I like to think of myself as a polite person, but sometimes I forget
to say thank you.
I like to think that I’m considerate, but sometimes i only think of
I like to think that I pay attention to the world but sometimes I
can’t see past my own problems and give a shit.
I like to think that I’m smart, but I’m forgetful, and ditzy, and make
frighteningly stupid decisions.
I like to think that I’m funny but I never am when I need to be.
I like to think that I’m cute but I’m probably just irritating.

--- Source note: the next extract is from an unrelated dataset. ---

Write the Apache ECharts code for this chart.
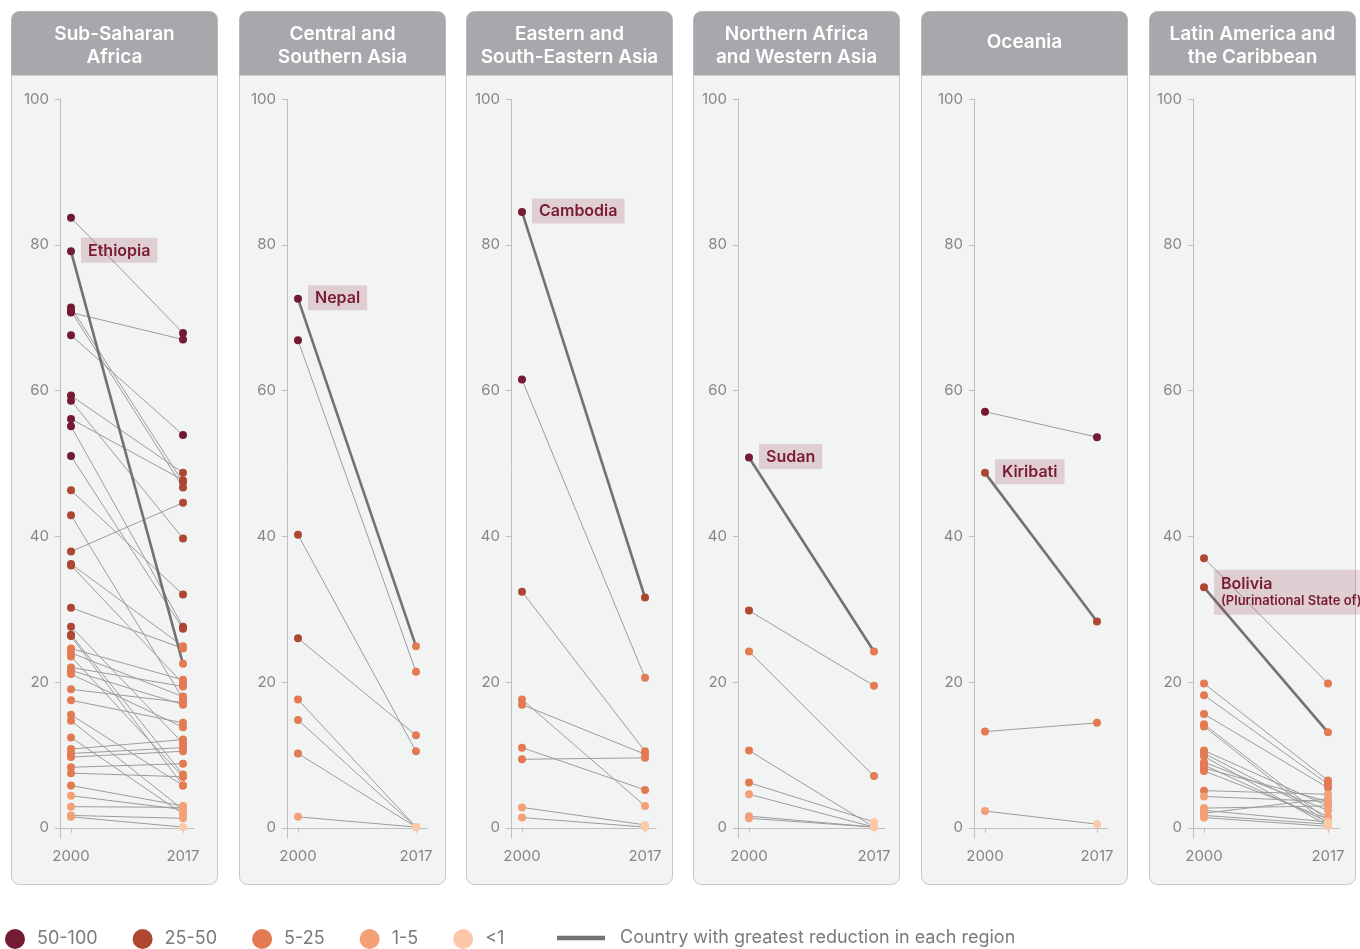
<!DOCTYPE html>
<html><head><meta charset="utf-8">
<script src="https://cdn.jsdelivr.net/npm/echarts@6/dist/echarts.min.js"></script>
<style>html,body{margin:0;padding:0;background:#fff}#c{width:1360px;height:949px}</style>
</head><body><div id="c"></div>
<script>
// ---------- data ----------
const years = [2000, 2017];
const yTicks = [0, 20, 40, 60, 80, 100];
const regionTitles = ['Sub-Saharan\nAfrica', 'Central and\nSouthern Asia', 'Eastern and\nSouth-Eastern Asia',
  'Northern Africa\nand Western Asia', 'Oceania', 'Latin America and\nthe Caribbean'];
const highlightNames = ['Ethiopia', 'Nepal', 'Cambodia', 'Sudan', 'Kiribati', 'Bolivia|(Plurinational State of)'];
const highlightIndex = [1, 0, 0, 0, 1, 1];
const categoryNames = ['50-100', '25-50', '5-25', '1-5', '<1'];
const categoryLower = [50, 25, 5, 1, -Infinity];
const reductionName = 'Country with greatest reduction in each region';

const ssa2000 = [83.7, 79.1, 71.4, 70.9, 70.7, 67.6, 59.3, 58.6, 56.1, 55.1, 51.0, 46.3, 42.9, 37.9, 36.2, 36.0, 30.2, 27.6, 26.5, 26.3, 24.6, 24.0, 23.5, 22.0, 21.6, 21.1, 19.0, 17.5, 15.5, 14.7, 12.4, 10.8, 10.2, 9.7, 8.3, 7.5, 5.8, 4.4, 2.9, 1.7, 1.5];
const ssa2017 = [67.9, 22.5, 47.4, 46.7, 67.0, 53.9, 48.7, 39.7, 47.7, 27.6, 27.3, 32.0, 17.7, 44.6, 24.9, 19.8, 24.6, 11.6, 7.3, 5.8, 20.3, 18.0, 7.0, 19.4, 16.9, 13.8, 17.2, 14.4, 5.8, 2.5, 1.9, 12.1, 11.0, 10.5, 8.8, 7.0, 3.0, 2.5, 2.8, 1.3, 0.1];
const csa2000 = [72.6, 66.9, 40.2, 26.0, 17.6, 14.8, 10.2, 1.5];
const csa2017 = [24.9, 21.4, 10.5, 12.7, 0.1, 0.1, 0.1, 0.1];
const esa2000 = [84.5, 61.5, 32.4, 17.6, 16.9, 11.0, 9.4, 2.8, 1.4];
const esa2017 = [31.6, 20.6, 10.5, 3.0, 10.1, 5.2, 9.6, 0.4, 0.1];
const nawa2000 = [50.8, 29.8, 24.2, 10.6, 6.2, 4.6, 1.6, 1.3];
const nawa2017 = [24.2, 19.5, 7.1, 0.1, 0.8, 0.1, 0.1, 0.1];
const oce2000 = [57.1, 48.7, 13.2, 2.3];
const oce2017 = [53.6, 28.3, 14.4, 0.5];
const lac2000 = [37.0, 33.0, 19.8, 18.2, 15.6, 14.2, 13.9, 10.6, 10.2, 9.8, 9.0, 8.6, 8.2, 7.8, 5.1, 4.3, 2.7, 2.4, 2.0, 1.7, 1.4];
const lac2017 = [19.8, 13.1, 6.5, 6.0, 5.5, 1.0, 0.5, 3.0, 1.5, 0.3, 2.4, 0.8, 3.6, 1.2, 4.6, 3.6, 3.0, 0.8, 4.0, 0.5, 0.2];

// ---------- layout & style ----------
const series2000 = [ssa2000, csa2000, esa2000, nawa2000, oce2000, lac2000];
const series2017 = [ssa2017, csa2017, esa2017, nawa2017, oce2017, lac2017];
const panelLeft = [11, 239, 466, 693, 921, 1149];
const panelW = 206, panelTop = 11, panelH = 873, headerH = 64;
const gridLeft = [60, 287, 511, 738, 974, 1193];
const gridW = [134, 140, 145, 147, 134, 146];
const gridTop = 99, gridH = 739;
const categoryColors = ['#741a32', '#ae4632', '#e37a52', '#f4a077', '#fcc8a8'];
const FONT = 'Inter, "Noto Sans", sans-serif';
const labelColor = '#7a1b33';

function catOf(v) { for (let i = 0; i < categoryLower.length; i++) if (v >= categoryLower[i]) return i; return 4; }

const chart = echarts.init(document.getElementById('c'));
const grids = [], xAxes = [], yAxes = [], series = [], graphics = [];

for (let p = 0; p < 6; p++) {
  grids.push({ left: gridLeft[p], top: gridTop, width: gridW[p], height: gridH });
  const pad = 11 * (years[1] - years[0]) / (gridW[p] - 22);
  xAxes.push({
    type: 'value', gridIndex: p, min: years[0] - pad, max: years[1] + pad,
    axisLine: { show: true, lineStyle: { color: '#bfbfbf', width: 1 } },
    axisTick: { show: true, customValues: years, length: 5, lineStyle: { color: '#bfbfbf' } },
    axisLabel: { customValues: years, formatter: v => String(v), color: '#858585', fontSize: 15, margin: 11, fontFamily: FONT },
    splitLine: { show: false }
  });
  yAxes.push({
    type: 'value', gridIndex: p, min: -1.4, max: 100,
    axisLine: { show: true, lineStyle: { color: '#bfbfbf', width: 1 } },
    axisTick: { show: true, customValues: yTicks, length: 5, lineStyle: { color: '#bfbfbf' } },
    axisLabel: { customValues: yTicks, color: '#858585', fontSize: 15, margin: 11, fontFamily: FONT },
    splitLine: { show: false }
  });

  const a = series2000[p], b = series2017[p], hi = highlightIndex[p];
  const thin = [], bold = [];
  a.forEach((v, i) => {
    const item = { coords: [[years[0], v], [years[1], b[i]]] };
    (i === hi ? bold : thin).push(item);
  });
  series.push({ type: 'lines', coordinateSystem: 'cartesian2d', xAxisIndex: p, yAxisIndex: p, silent: true, z: 2,
    data: thin, lineStyle: { color: '#9c9c9c', width: 1, opacity: 1 } });
  series.push({ type: 'lines', name: reductionName, coordinateSystem: 'cartesian2d', xAxisIndex: p, yAxisIndex: p, silent: true, z: 3,
    data: bold, itemStyle: { color: '#727272' }, lineStyle: { color: '#727272', width: 2.6, opacity: 1 } });

  const nameParts = highlightNames[p].split('|');
  const twoLine = nameParts.length > 1;
  const formatter = twoLine ? '{a|' + nameParts[0] + '}\n{b|' + nameParts[1] + '}' : '{a|' + nameParts[0] + '}';
  for (let c = 0; c < 5; c++) {
    const pts = [];
    a.forEach((v, i) => {
      if (catOf(v) === c) {
        const item = { value: [years[0], v] };
        if (i === hi) {
          item.label = {
            show: true, position: 'right', distance: 6, formatter,
            offset: twoLine ? [0, 5] : [0, -1],
            backgroundColor: 'rgba(150,60,85,0.2)', padding: twoLine ? [5, 7, 5, 7] : [4, 7, 3, 7],
            rich: {
              a: { color: labelColor, fontFamily: FONT, fontWeight: 600, fontSize: 16, lineHeight: 18 },
              b: { color: labelColor, fontFamily: FONT, fontWeight: 600, fontSize: 13, lineHeight: 17 }
            }
          };
        }
        pts.push(item);
      }
    });
    b.forEach(v => { if (catOf(v) === c) pts.push({ value: [years[1], v] }); });
    series.push({ type: 'scatter', name: categoryNames[c], xAxisIndex: p, yAxisIndex: p, z: 4, silent: true,
      symbolSize: 8, itemStyle: { color: categoryColors[c], opacity: 1 }, data: pts });
  }

  // panel decoration
  const titleLines = regionTitles[p].split('\n').length;
  graphics.push({ type: 'rect', z: -10, silent: true,
    shape: { x: panelLeft[p] + 0.5, y: panelTop + 0.5, width: panelW, height: panelH, r: 8 },
    style: { fill: '#f2f4f3', stroke: '#c8c8c8', lineWidth: 1 } });
  graphics.push({ type: 'rect', z: -9, silent: true,
    shape: { x: panelLeft[p] + 0.5, y: panelTop + 0.5, width: panelW, height: headerH, r: [8, 8, 0, 0] },
    style: { fill: '#a7a8ab' } });
  graphics.push({ type: 'text', z: -8, silent: true,
    style: { text: regionTitles[p], x: panelLeft[p] + panelW / 2 + 0.5, y: titleLines > 1 ? 45.5 : 42,
      align: 'center', verticalAlign: 'middle', fill: '#ffffff', font: '600 19px ' + FONT, lineHeight: 23 } });
}

chart.setOption({
  backgroundColor: '#ffffff',
  animation: false,
  grid: grids, xAxis: xAxes, yAxis: yAxes, series,
  graphic: { elements: graphics },
  legend: [
    { data: categoryNames.map(n => ({ name: n, icon: 'circle' })), left: 5, top: 929, padding: 0, itemWidth: 20, itemHeight: 20,
      itemGap: 35, selectedMode: false, textStyle: { color: '#7a7a7a', fontSize: 18, fontFamily: FONT, padding: [0, 0, 0, 7] } },
    { data: [{ name: reductionName, icon: 'path://M0 0H46V2.4H0Z', itemStyle: { color: '#777' } }], left: 557, top: 929, padding: 0,
      itemWidth: 46, itemHeight: 20, selectedMode: false,
      textStyle: { color: '#7a7a7a', fontSize: 18, fontFamily: FONT, padding: [0, 0, 0, 11] } }
  ]
});
</script></body></html>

I like to think that I’m pretty, but sometimes I look at myself and
can only see flaws. Sometimes I hear compliments and all I can
remember are insults.
I like to think that I’m levelheaded, but sometimes I’m batshit
insane. Sometimes I go nuts with little provocation, and cry and
don’t even know why.
I like to think that I think about others, but then I write a blog
where every paragraph begins with I.
I like to think that I care about the people in my life, but sometimes
I resent them. For asking too much, or talking too much, or not saying
the right thing or feeling the right thing.
I like to think that I’m a good writer, but most of what I write is
trite and emo and only interesting to myself.
I like to think I’m over things, but then they keep me up at night.
I like to think I’m healthy but then I’m sick when I eat.
I like to think I’m a good person, but sometimes I don’t know. Maybe
I’m not. Maybe I really am evil the way my friends joke. Maybe I’m
really bad like some have said. Maybe I’m still the loser I was when I
was twelve. And maybe I don’t know how to finish.